East Africa: Regional Sorghum Supply and Market Outlook - March 29, 2018
Sorghum makes important contributions to national food supply in the counties covered in this report, accounting for the majority of grain production in Sudan, South Sudan and Somalia (82, 76 and 55 percent, respectively), and smaller amounts in Ethiopia and Uganda (18 and ten percent, accordingly). Sorghum accounts over half of grain consumption in South Sudan and Sudan and nine to 18 percent in Somalia, Ethiopia, and Uganda, respectively.
This report summarizes the supply and market outlook for sorghum in the East African countries of Ethiopia, Somalia, South Sudan, Sudan, and Uganda. The outlook period follows the 2017/18 marketing year (MY), spanning from July 2017 to June 2018 and covering two main harvests—the 2017 June-to-August harvest and the 2017/2018 October-to-February harvest. While the June-to-August harvest data estimates are more reliable, the October-to-February harvests are estimates and may be updated as data becomes available.
Sorghum harvests just finished in all countries around January. Preliminary production estimates suggest that all three structurally surplus countries, Uganda, Ethiopia, and Sudan, are expected to have below-average to average surplus.

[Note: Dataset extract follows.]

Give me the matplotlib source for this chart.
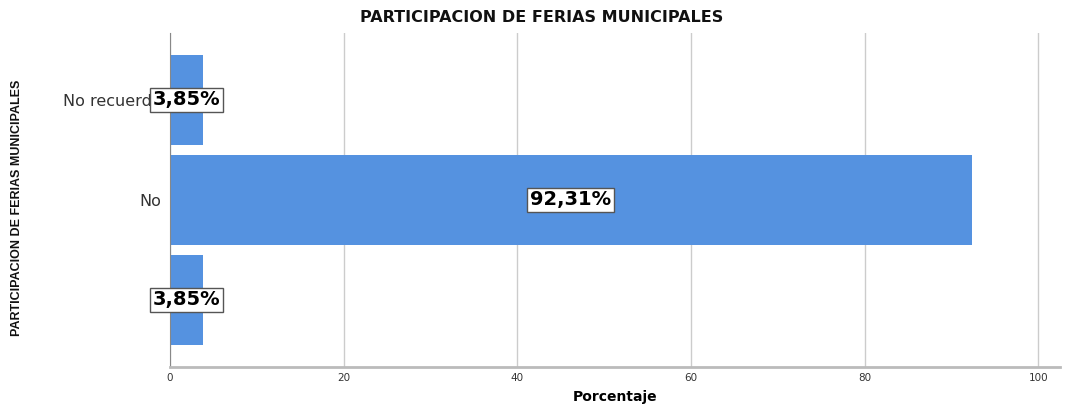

The greatest demand is expected to come from South Sudan, which is expected to pull supplies from Sudan and Uganda.
Above-average prices are expected in South Sudan, Sudan, the Somali region of Ethiopia and northern Somalia, mostly driven by depreciation and conflict. The rest of region is likely to have near average prices.

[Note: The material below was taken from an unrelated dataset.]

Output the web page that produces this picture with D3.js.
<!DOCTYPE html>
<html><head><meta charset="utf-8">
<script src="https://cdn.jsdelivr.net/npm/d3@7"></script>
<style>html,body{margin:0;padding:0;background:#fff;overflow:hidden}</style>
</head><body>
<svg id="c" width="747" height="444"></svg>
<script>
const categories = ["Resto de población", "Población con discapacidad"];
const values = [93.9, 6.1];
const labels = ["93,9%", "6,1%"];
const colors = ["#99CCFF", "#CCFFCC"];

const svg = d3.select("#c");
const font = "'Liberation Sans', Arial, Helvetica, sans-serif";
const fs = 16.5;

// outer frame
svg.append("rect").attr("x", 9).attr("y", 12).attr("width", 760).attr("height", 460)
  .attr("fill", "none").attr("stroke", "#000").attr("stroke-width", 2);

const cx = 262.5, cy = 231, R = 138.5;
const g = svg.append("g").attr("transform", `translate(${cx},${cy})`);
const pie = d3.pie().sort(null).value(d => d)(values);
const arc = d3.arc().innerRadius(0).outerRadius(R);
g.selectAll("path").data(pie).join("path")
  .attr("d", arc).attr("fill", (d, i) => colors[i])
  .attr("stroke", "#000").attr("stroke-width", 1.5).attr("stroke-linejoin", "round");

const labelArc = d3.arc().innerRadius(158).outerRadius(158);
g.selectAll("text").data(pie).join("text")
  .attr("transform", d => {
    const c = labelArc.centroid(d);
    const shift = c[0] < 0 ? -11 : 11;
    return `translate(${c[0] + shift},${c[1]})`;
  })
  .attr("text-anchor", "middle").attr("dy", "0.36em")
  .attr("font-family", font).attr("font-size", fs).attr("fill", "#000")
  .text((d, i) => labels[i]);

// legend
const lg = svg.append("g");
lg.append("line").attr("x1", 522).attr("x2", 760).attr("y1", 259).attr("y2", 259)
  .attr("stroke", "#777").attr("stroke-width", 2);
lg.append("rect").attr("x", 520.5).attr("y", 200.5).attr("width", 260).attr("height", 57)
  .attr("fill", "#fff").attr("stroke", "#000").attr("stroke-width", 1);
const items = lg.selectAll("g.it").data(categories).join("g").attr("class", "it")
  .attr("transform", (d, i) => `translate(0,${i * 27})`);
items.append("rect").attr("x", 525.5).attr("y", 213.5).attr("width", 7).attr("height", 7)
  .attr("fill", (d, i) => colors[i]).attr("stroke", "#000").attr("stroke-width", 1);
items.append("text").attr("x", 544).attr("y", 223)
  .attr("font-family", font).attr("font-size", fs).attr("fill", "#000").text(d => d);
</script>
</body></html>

The aggregate sorghum surplus of these countries for the 2017/18 MY is estimated to be less than half of aggregate average supply levels (Figure 2). Given the below average surplus, market-based response activities of sorghum or any substitute commodities should consider the projected market and trade dynamics put forth in this report. Monitoring performance of upcoming harvests and macroeconomic issues (especially in Sudan and South Sudan) will be essential in 2018.